*What you have to do*
Transcribe the listing that follows in full, omitting pictures.

*Source data*
-.-.-

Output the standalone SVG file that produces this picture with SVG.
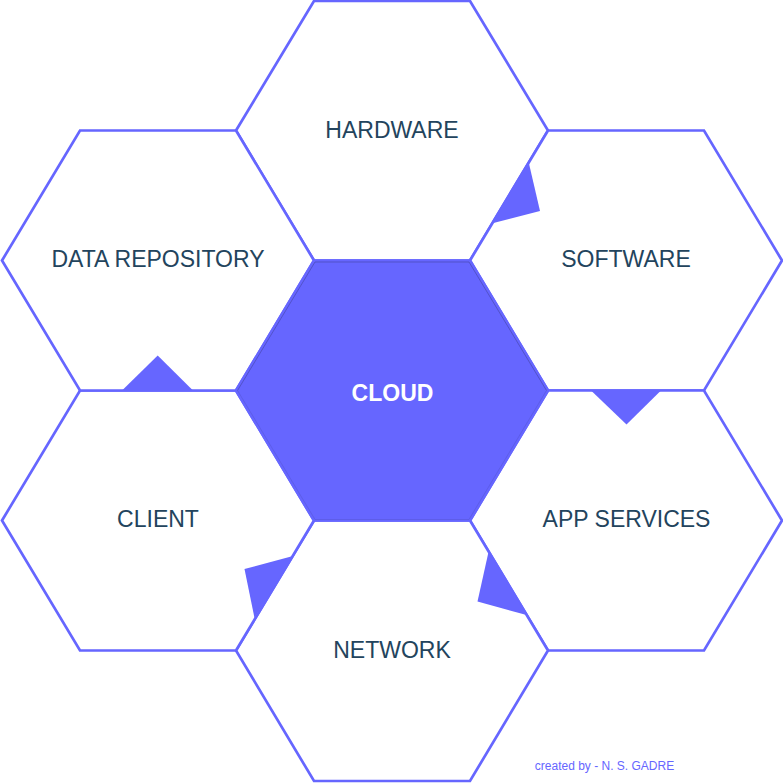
<svg xmlns="http://www.w3.org/2000/svg" width="783" height="783" viewBox="0 0 783 783">
<style>
.hex{fill:#fff;stroke:#6666ff;stroke-width:2.7;stroke-linejoin:miter}
.tip{fill:#6666ff;stroke:none}
.lbl{font-family:"Liberation Sans",Arial,sans-serif;font-size:23px;fill:#23445d;text-anchor:middle}
</style>
<rect width="783" height="783" fill="#fff"/>
<g id="node-hardware"><polygon class="hex" points="236,130.500 314,1 470,1 548,130.500 470,260.500 314,260.500"/><text class="lbl" x="392" y="137.500">HARDWARE</text></g>
<g id="node-software"><polygon class="hex" points="470,260.500 548,130.500 704,130.500 782,260.500 704,390.500 548,390.500"/><text class="lbl" x="626" y="266.500">SOFTWARE</text></g>
<g id="node-app-services"><polygon class="hex" points="470,520.500 548,390.500 704,390.500 782,520.500 704,650.500 548,650.500"/><text class="lbl" x="626.500" y="526.500">APP SERVICES</text></g>
<g id="node-network"><polygon class="hex" points="236,650.500 314,520.500 470,520.500 548,650.500 470,781 314,781"/><text class="lbl" x="392" y="657.500">NETWORK</text></g>
<g id="node-client"><polygon class="hex" points="2,520.500 80,390.500 236,390.500 314,520.500 236,650.500 80,650.500"/><text class="lbl" x="158" y="526.500">CLIENT</text></g>
<g id="node-data-repository"><polygon class="hex" points="2,260.500 80,130.500 236,130.500 314,260.500 236,390.500 80,390.500"/><text class="lbl" x="158" y="266.500">DATA REPOSITORY</text></g>
<g id="connectors">
<polygon class="tip" points="528.500,161.500 540,211 491.500,223.500"/>
<polygon class="tip" points="661.500,390 626.500,424.500 590.500,390"/>
<polygon class="tip" points="526.500,615 477.500,601.500 488.500,552"/>
<polygon class="tip" points="293,556 244.500,569 254.500,618"/>
<polygon class="tip" points="121.500,391 157.700,355.500 193.500,391"/>
</g>
<g id="node-cloud"><polygon points="236,390.500 314,260.500 470,260.500 548,390.500 470,520.500 314,520.500" fill="#6666ff" stroke="#6666ff" stroke-width="2.700"/><path d="M237.500,390.500 315,262H469L546.500,390.500" fill="none" stroke="#4a4ab3" stroke-width="0.700"/><path d="M546.500,390.500 469,519.500H315L237.500,390.500" fill="none" stroke="#5a5ae0" stroke-width="0.700"/><text x="392.500" y="400.500" font-family="'Liberation Sans',Arial,sans-serif" font-size="23" font-weight="700" fill="#fff" text-anchor="middle">CLOUD</text></g>
<text id="credit" x="604.500" y="770" font-family="'Liberation Sans',Arial,sans-serif" font-size="12" fill="#6666ff" text-anchor="middle">created by - N. S. GADRE</text>
</svg>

-.-.-

*Response below*
Output the standalone SVG file that produces this picture with SVG.
<svg xmlns="http://www.w3.org/2000/svg" width="783" height="783" viewBox="0 0 783 783">
<style>
.hex{fill:#fff;stroke:#6666ff;stroke-width:2.7;stroke-linejoin:miter}
.tip{fill:#6666ff;stroke:none}
.lbl{font-family:"Liberation Sans",Arial,sans-serif;font-size:23px;fill:#23445d;text-anchor:middle}
</style>
<rect width="783" height="783" fill="#fff"/>
<g id="node-hardware"><polygon class="hex" points="236,130.500 314,1 470,1 548,130.500 470,260.500 314,260.500"/><text class="lbl" x="392" y="137.500">HARDWARE</text></g>
<g id="node-software"><polygon class="hex" points="470,260.500 548,130.500 704,130.500 782,260.500 704,390.500 548,390.500"/><text class="lbl" x="626" y="266.500">SOFTWARE</text></g>
<g id="node-app-services"><polygon class="hex" points="470,520.500 548,390.500 704,390.500 782,520.500 704,650.500 548,650.500"/><text class="lbl" x="626.500" y="526.500">APP SERVICES</text></g>
<g id="node-network"><polygon class="hex" points="236,650.500 314,520.500 470,520.500 548,650.500 470,781 314,781"/><text class="lbl" x="392" y="657.500">NETWORK</text></g>
<g id="node-client"><polygon class="hex" points="2,520.500 80,390.500 236,390.500 314,520.500 236,650.500 80,650.500"/><text class="lbl" x="158" y="526.500">CLIENT</text></g>
<g id="node-data-repository"><polygon class="hex" points="2,260.500 80,130.500 236,130.500 314,260.500 236,390.500 80,390.500"/><text class="lbl" x="158" y="266.500">DATA REPOSITORY</text></g>
<g id="connectors">
<polygon class="tip" points="528.500,161.500 540,211 491.500,223.500"/>
<polygon class="tip" points="661.500,390 626.500,424.500 590.500,390"/>
<polygon class="tip" points="526.500,615 477.500,601.500 488.500,552"/>
<polygon class="tip" points="293,556 244.500,569 254.500,618"/>
<polygon class="tip" points="121.500,391 157.700,355.500 193.500,391"/>
</g>
<g id="node-cloud"><polygon points="236,390.500 314,260.500 470,260.500 548,390.500 470,520.500 314,520.500" fill="#6666ff" stroke="#6666ff" stroke-width="2.700"/><path d="M237.500,390.500 315,262H469L546.500,390.500" fill="none" stroke="#4a4ab3" stroke-width="0.700"/><path d="M546.500,390.500 469,519.500H315L237.500,390.500" fill="none" stroke="#5a5ae0" stroke-width="0.700"/><text x="392.500" y="400.500" font-family="'Liberation Sans',Arial,sans-serif" font-size="23" font-weight="700" fill="#fff" text-anchor="middle">CLOUD</text></g>
<text id="credit" x="604.500" y="770" font-family="'Liberation Sans',Arial,sans-serif" font-size="12" fill="#6666ff" text-anchor="middle">created by - N. S. GADRE</text>
</svg>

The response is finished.